Generational differences add further complexity. Baby Boomers, Generation X, Millennials, and Gen Z bring different communication styles, values, and expectations of respect into the room.

Younger parties may seek recognition, safety, or symbolic justice, while older parties may place higher value on compromise or stability. These differences are not about one group being stronger or weaker. They reflect different cultural scripts and life experiences. The result is a negotiation not only about issues, but also about what counts as fairness or resolution.

Research suggests that Gen Z, for example, is more comfortable articulating needs but also reports higher rates of anxiety and conflict avoidance. Mediation becomes the arena where these differences collide, often making cases feel more emotionally charged.

For more on generational differences in conflict, see our Webinar on Demand: https://conflictmanagement.tangiblelaunchpad.com/webinar-on-demand-intergenerational-conflict/

The Case for “Mediators Are Getting Jaded”

Nostalgia filters memory

Memory is selective. Breakthrough cases and creative settlements tend to linger, while the messy and inconclusive mediations fade away. This creates a highlight reel of the past, which makes today’s disputes feel harder in comparison.

It is much like how political leaders of previous generations, once criticised in their own time, are later remembered more fondly than current ones. Mediators are not immune to this kind of nostalgia.

Changing expectations with experience

As mediators gain experience, their benchmarks for success change. A novice may celebrate any agreement as a win. More seasoned practitioners tend to expect outcomes that are fairer, more durable, and more dignified. That shift makes current cases feel heavier, not because they are objectively harder, but because the mediator is now looking through a different lens.

The professionalisation of mediation adds another layer. As standards and accreditation requirements evolve, mediators face higher benchmarks. What once counted as a success may no longer feel sufficient.

Professional fatigue and cynicism

Mediation is emotionally demanding. Listening to anger, grief, or hostility over long periods can take a toll. Without strong habits of self-care, peer support, and reflective practice, fatigue can turn into cynicism. Mediators begin to see new cases as worse than before when, in reality, the disputes may not be so different. What has changed is the mediator’s own capacity to carry the work.

Is It Both?

The honest answer is that both forces are at play. Society is changing. Communication is faster but shallower, cultural scripts are more contested, and generational expectations are shifting. At the same time, mediators themselves evolve. Our expectations rise, our memories filter out the messy parts of the past, and our reserves of energy fluctuate with time.
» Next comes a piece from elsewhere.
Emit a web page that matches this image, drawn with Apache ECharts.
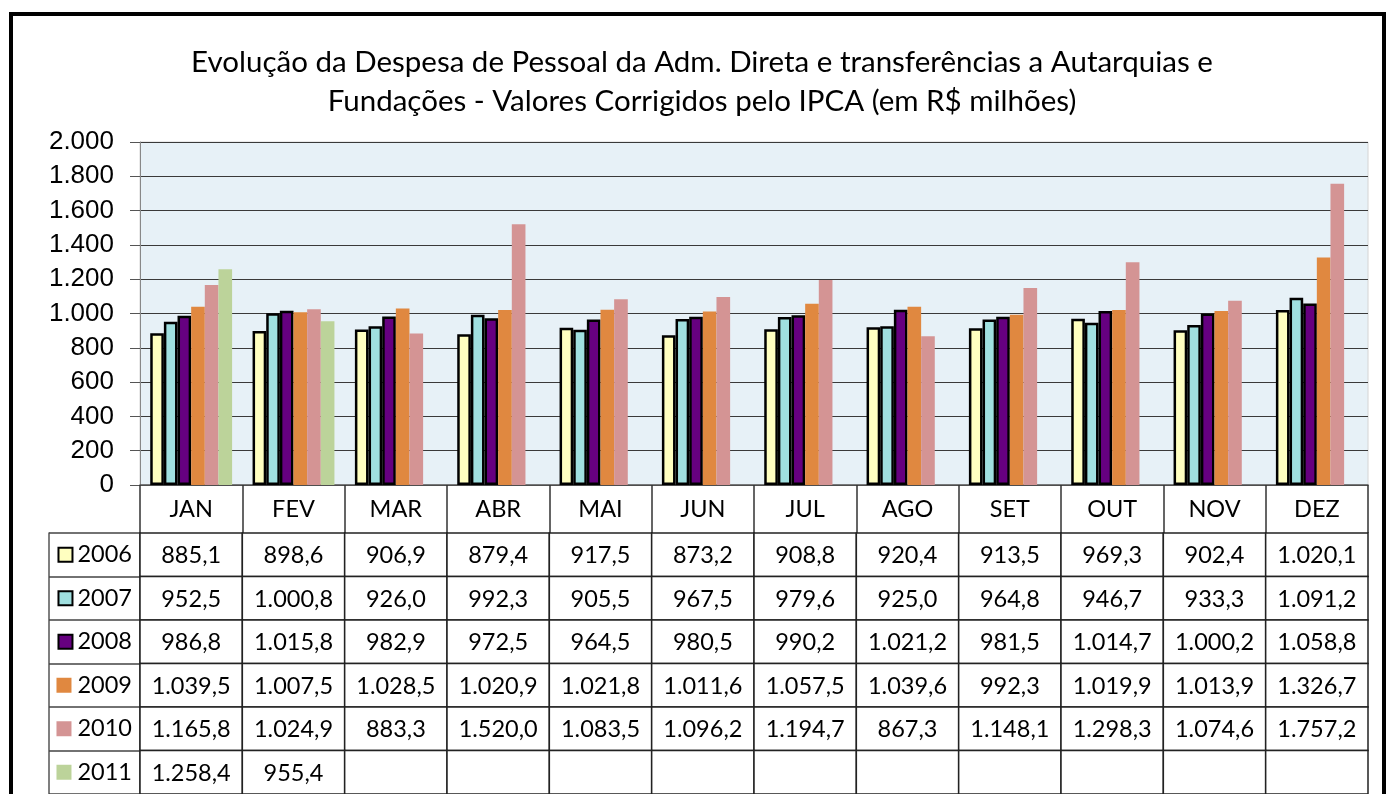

The perception of “harder” disputes is shaped by this interaction between changing parties and changing practitioners.

A Conflict Resilience Lens

One way to bring these perspectives together is through the concept of conflict resilience. This is about the capacity to adapt, collaborate, and persist productively in the face of difference.

When parties arrive with less resilience, cases feel more intractable. When mediators are burned out or nostalgic, their ability to model and support resilience is weakened. But resilience can be taught and cultivated, both for parties and for practitioners.

For parties, resilience grows through skills such as listening, patience, and emotional regulation. For mediators, it requires ongoing reflection, supervision, and conscious attention to well-being.

Implications for Practice

Recalibrate training and support

Training must move beyond process mechanics to include emotional intelligence, digital literacy, trauma-informed practice, and resilience-building strategies. Mentoring, co-mediation, and reflective supervision should be seen as core, not optional extras.

Revisit ethical anchors

The foundational principles of impartiality, confidentiality, and self-determination remain vital. Yet they need to be re-examined in light of online practice, cultural diversity, systemic inequities, and contested ideas about neutrality. Part of ethical maturity is recognising when fatigue, nostalgia, or bias is colouring how we see our work.

Acknowledge the societal context

Mediation takes place within broader social and cultural currents. Generational divides, media scripts, systemic inequities, and economic stress all show up in the room. Naming and working with these dynamics makes us better able to respond with compassion and clarity.

Invest in mediator resilience

Resilience is not optional. Reflective journaling, mindfulness, gratitude practices, and peer support are all protective. Institutions must also play their part by managing caseloads, offering structured supervision, and fostering supportive cultures.

Conclusion: Beyond “Harder” or “Easier”

It is tempting to declare that conflicts are getting harder. It gives a neat explanation for the fatigue many of us feel. But conflict has always been hard. What changes is the context: the scripts people bring, the tools they have, the expectations they carry, and the way we as mediators interpret them.

The better questions are these:

  • What skills or gaps are parties bringing into the room?

  • What assumptions are mediators carrying from past experiences?

  • How do these interact to shape the experience of today’s mediation?

Conflict has always been both ancient and new. Families argue, colleagues fall out, neighbours clash. Our task is not to decide whether the present is worse than the past. It is to remain adaptive, curious, and resilient. These are the qualities that sustain good practice in any era.